Saber dói

por Misha Gibson, que não é tão criança a ponto de saber tudo

171 Todo Dia

Terça, 26 De Maio De 2015 ás 06:00

Saber dói

Saber dói

"Mas não sou mais
Tão criança a ponto de saber tudo"
(Quase sem querer, Renato Russo / Dado Villa-Lobos / Renato Rocha)

Tem uma frase, acho que do John Lennon, que diz que a ignorância é uma bênção. E ela já serviu de desculpa pra muita gente fazer coisa errada, com o pretexto de que omitir não é o mesmo que mentir. Omitir não é o mesmo que mentir? Sei não... Acho que omissão é um tipo de mentira, pois você induz a outra pessoa a pensar/considerar uma não-verdade.

Esta frase também já serviu como desculpa para muita gente no momento em que é cobrado alguma coisa... Quanto mais se sabe, mais se é cobrado, não é assim?

Eu também já usei essa desculpa para reclamar de gente que finge não saber das coisas, ou para dizer que quem não sabe não tem responsabilidade. Será que é tudo isso mesmo? De repente é a responsabilidade inerente no saber que nos cobra, e não exatamente ignorar que seja a bênção...
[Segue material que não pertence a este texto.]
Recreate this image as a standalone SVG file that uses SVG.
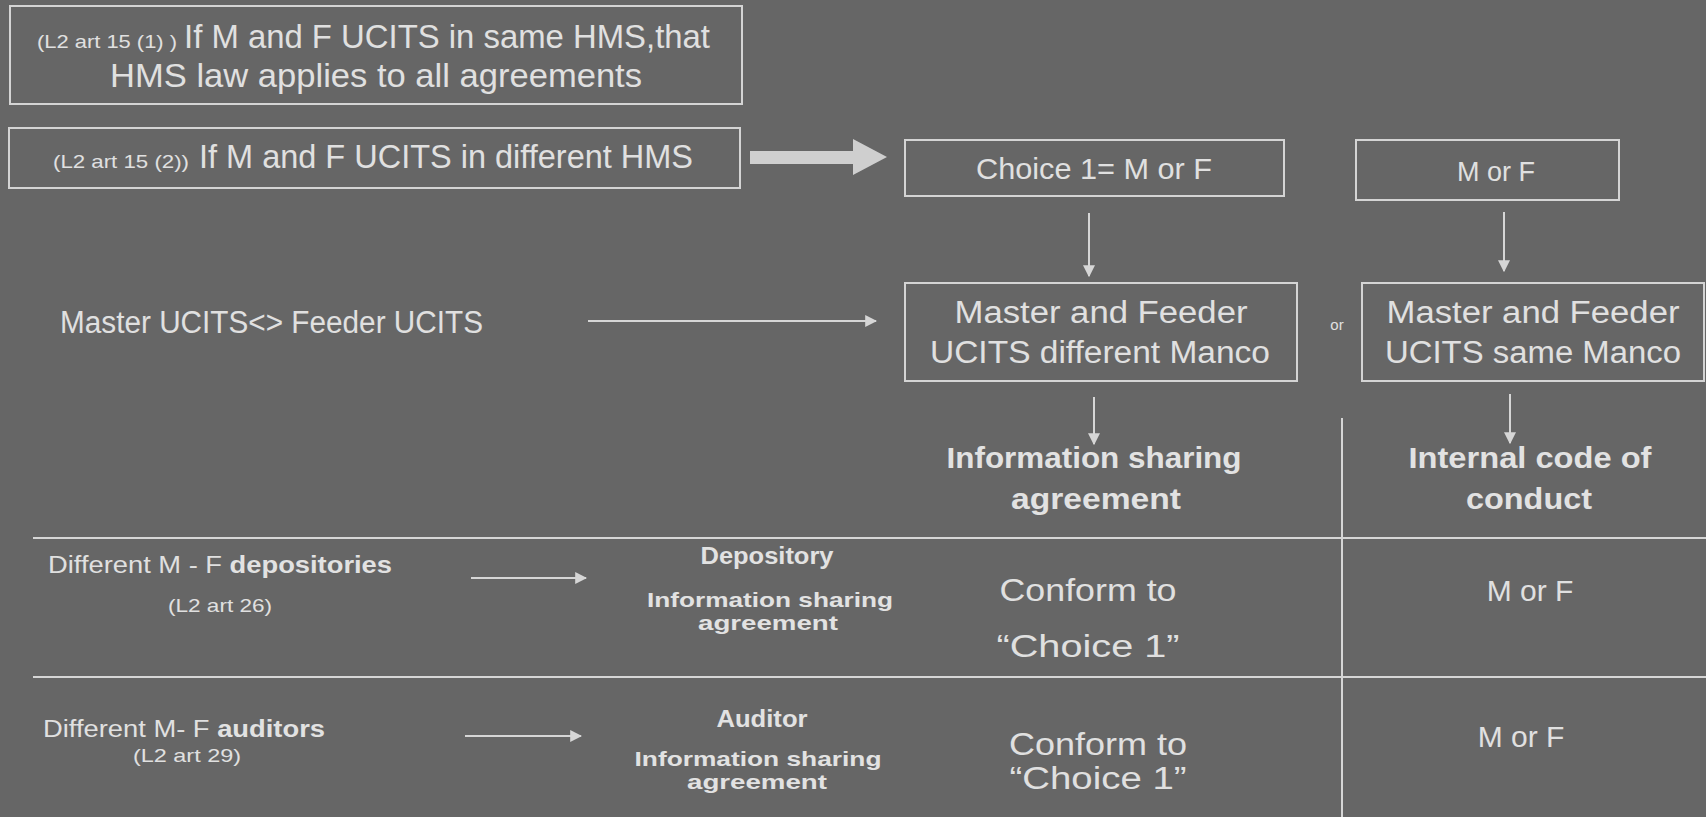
<svg xmlns="http://www.w3.org/2000/svg" width="1706" height="817" viewBox="0 0 1706 817">
<defs>
<marker id="ah" viewBox="0 0 10 10" refX="9" refY="5" markerWidth="6" markerHeight="6" orient="auto" markerUnits="strokeWidth"><path d="M0,0 L10,5 L0,10 z" fill="#d6d6d6"/></marker>
<style>
.bg{fill:#666666}
.box{fill:none;stroke:#d4d4d4;stroke-width:2}
.t{font-family:"Liberation Sans",Arial,sans-serif;fill:#e0e0e0;font-weight:normal}
.b{font-family:"Liberation Sans",Arial,sans-serif;fill:#e2e2e2;font-weight:bold}
.c{text-anchor:middle}
.ln{stroke:#d6d6d6;stroke-width:2;fill:none}
.ar{stroke:#d6d6d6;stroke-width:2;fill:none;marker-end:url(#ah)}
</style>
</defs>
<rect class="bg" x="0" y="0" width="1706" height="817"/>

<g id="n-same-hms">
<rect class="box" x="10" y="6" width="732" height="98"/>
<text class="t" x="37" y="48" font-size="19" textLength="140" lengthAdjust="spacingAndGlyphs">(L2 art 15 (1) )</text>
<text class="t" x="184" y="48" font-size="33" textLength="526" lengthAdjust="spacingAndGlyphs">If M and F UCITS in same HMS,that</text>
<text class="t" x="110" y="87" font-size="33" textLength="532" lengthAdjust="spacingAndGlyphs">HMS law applies to all agreements</text>
</g>

<g id="n-diff-hms">
<rect class="box" x="9" y="128" width="731" height="60"/>
<text class="t" x="53" y="168" font-size="19" textLength="136" lengthAdjust="spacingAndGlyphs">(L2 art 15 (2))</text>
<text class="t" x="199" y="168" font-size="33" textLength="494" lengthAdjust="spacingAndGlyphs">If M and F UCITS in different HMS</text>
</g>

<g id="n-choice1">
<rect class="box" x="905" y="140" width="379" height="56"/>
<text class="t c" x="1094" y="179" font-size="30" textLength="236" lengthAdjust="spacingAndGlyphs">Choice 1= M or F</text>
</g>

<g id="n-morf-top">
<rect class="box" x="1356" y="140" width="263" height="60"/>
<text class="t c" x="1496" y="181" font-size="27">M or F</text>
</g>

<g id="n-master-feeder">
<text class="t" x="60" y="333" font-size="31" textLength="423" lengthAdjust="spacingAndGlyphs">Master  UCITS&lt;&gt; Feeder UCITS</text>
</g>

<g id="n-diff-manco">
<rect class="box" x="905" y="283" width="392" height="98"/>
<text class="t c" x="1101" y="323" font-size="31" textLength="293" lengthAdjust="spacingAndGlyphs">Master and Feeder</text>
<text class="t c" x="1100" y="363" font-size="31" textLength="340" lengthAdjust="spacingAndGlyphs">UCITS different Manco</text>
</g>

<g id="n-or">
<text class="t c" x="1337" y="330" font-size="15">or</text>
</g>

<g id="n-same-manco">
<rect class="box" x="1362" y="283" width="342" height="98"/>
<text class="t c" x="1533" y="323" font-size="31" textLength="293" lengthAdjust="spacingAndGlyphs">Master and Feeder</text>
<text class="t c" x="1533" y="363" font-size="31" textLength="296" lengthAdjust="spacingAndGlyphs">UCITS same Manco</text>
</g>

<g id="n-isa-head">
<text class="b c" x="1094" y="468" font-size="29" textLength="295" lengthAdjust="spacingAndGlyphs">Information sharing</text>
<text class="b c" x="1096" y="509" font-size="29" textLength="170" lengthAdjust="spacingAndGlyphs">agreement</text>
</g>

<g id="n-icc-head">
<text class="b c" x="1530" y="468" font-size="29" textLength="243" lengthAdjust="spacingAndGlyphs">Internal code of</text>
<text class="b c" x="1529" y="509" font-size="29" textLength="126" lengthAdjust="spacingAndGlyphs">conduct</text>
</g>

<g id="n-grid">
<line class="ln" x1="33" y1="538" x2="1706" y2="538"/>
<line class="ln" x1="33" y1="677" x2="1706" y2="677"/>
<line class="ln" x1="1342" y1="418" x2="1342" y2="817"/>
</g>

<g id="n-row1-left">
<text class="t" x="48" y="573" font-size="23" textLength="344" lengthAdjust="spacingAndGlyphs">Different  M - F <tspan class="b">depositories</tspan></text>
<text class="t" x="168" y="612" font-size="19" textLength="104" lengthAdjust="spacingAndGlyphs">(L2 art 26)</text>
</g>

<g id="n-row1-mid">
<text class="b c" x="767" y="564" font-size="23" textLength="133" lengthAdjust="spacingAndGlyphs">Depository</text>
<text class="b c" x="770" y="607" font-size="21" textLength="246" lengthAdjust="spacingAndGlyphs">Information sharing</text>
<text class="b c" x="768" y="630" font-size="21" textLength="140" lengthAdjust="spacingAndGlyphs">agreement</text>
</g>

<g id="n-row1-isa">
<text class="t c" x="1088" y="601" font-size="31" textLength="177" lengthAdjust="spacingAndGlyphs">Conform to</text>
<text class="t c" x="1088" y="657" font-size="31" textLength="183" lengthAdjust="spacingAndGlyphs">“Choice 1”</text>
</g>

<g id="n-row1-icc">
<text class="t c" x="1530" y="601" font-size="30">M or F</text>
</g>

<g id="n-row2-left">
<text class="t" x="43" y="737" font-size="23" textLength="282" lengthAdjust="spacingAndGlyphs">Different M- F <tspan class="b">auditors</tspan></text>
<text class="t" x="133" y="762" font-size="19" textLength="108" lengthAdjust="spacingAndGlyphs">(L2  art 29)</text>
</g>

<g id="n-row2-mid">
<text class="b c" x="762" y="727" font-size="23" textLength="91" lengthAdjust="spacingAndGlyphs">Auditor</text>
<text class="b c" x="758" y="766" font-size="21" textLength="247" lengthAdjust="spacingAndGlyphs">Information sharing</text>
<text class="b c" x="757" y="789" font-size="21" textLength="140" lengthAdjust="spacingAndGlyphs">agreement</text>
</g>

<g id="n-row2-isa">
<text class="t c" x="1098" y="755" font-size="31" textLength="178" lengthAdjust="spacingAndGlyphs">Conform to</text>
<text class="t c" x="1098" y="789" font-size="31" textLength="177" lengthAdjust="spacingAndGlyphs">“Choice 1”</text>
</g>

<g id="n-row2-icc">
<text class="t c" x="1521" y="747" font-size="30">M or F</text>
</g>

<g id="connectors">
<path d="M750,151 L853,151 L853,139 L887,157 L853,175 L853,164 L750,164 z" fill="#cfcfcf"/>
<line class="ar" x1="1089" y1="213" x2="1089" y2="276"/>
<line class="ar" x1="1504" y1="212" x2="1504" y2="271"/>
<line class="ar" x1="588" y1="321" x2="876" y2="321"/>
<line class="ar" x1="1094" y1="397" x2="1094" y2="444"/>
<line class="ar" x1="1510" y1="394" x2="1510" y2="443"/>
<line class="ar" x1="471" y1="578" x2="586" y2="578"/>
<line class="ar" x1="465" y1="736" x2="581" y2="736"/>
</g>
</svg>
Por isso que 'tudo o que sei é que nada sei' pode ser uma boa maneira de se esquivar de uma responsabilidade assim como uma grande maneira de se dizer que é preciso sempre aprender mais. Se meu pequeno escutasse essa frase, certamente a usaria para dizer que não é perfeito para saber tudo. Nem nunca será. E, portanto, não vale o esforço. Ora, ora... Quanto conformismo! (Ou seria pura preguiça?!)

Saber dói, porque é difícil aprender. Porque a gente resiste a mudar, porque dá trabalho, porque nos onera.

Tem uma outra face dura do saber. Saber alguma verdade nem sempre nos traz benefícios. As crianças são naturalmente cruéis, pois não sabem medir quando a mentira, ou a meia verdade, caberia mais confortavelmente para os ouvidos alheios. Os adultos preferem que as palavras sejam enganadoras para não terem que encarar a verdade fria e dura. Ignorância as vezes é bênção! Eu sempre sou a favor da verdade, embora eu ache que se a pessoa não precisa saber de algum fato, se ela nada pode fazer a respeito, então poupá-la seja de alguma educação. Mas, se ela perguntar...

O saber nada ou o saber tudo, no fundo, têm as mesmas cores e o mesmo peso. Quando a gente acha que sabe muito a respeito de uma coisa, nos sentimos isolados com a nossa ciência. Mas, quando não sabemos nada, sofremos de ignorância, por nos sentirmos perdidos e também sozinhos.

A consciência, aquele grilo falante, nos bombardeia (ou deveria nos bombardear) com o saber. Se a gente corta o dedo e não percebe, mal sente a dor. Mas, se o dedo sangra, o cérebro racionaliza a informação e imediatamente sentimos a dor do machucado. Se eu sei de algo que está errado, sofro muito até arrumar o errado, ou até que a situação se ajeite. Acho que é a tal ansiedade que não me deixa acomodar, aliada ao tal grilo falante.

Essa calma das crianças de não saber nada e saber tudo realmente faz uma diferença no processo de aprendizagem, porque elas não têm consciência do saber. E como é que a gente aprende a ter consciência? Como é que se amadurece a ponto de saber a consequência do que fazemos ou deixamos de fazer? Quando é que efetivamente aprendemos a saber?

Eu entendo que precisamos de um subterfúgio para expurgar nossa culpa e entendo os desdobramentos que o saber pode causar. Mas, ainda assim... Por que as pessoas não tomam para si o que aprenderam? Dói tanto assim? O saber provoca uma reação, talvez seja por isso que evitamos saber demais. Mas, a dor do saber não pode ser maior do que a dor do não saber.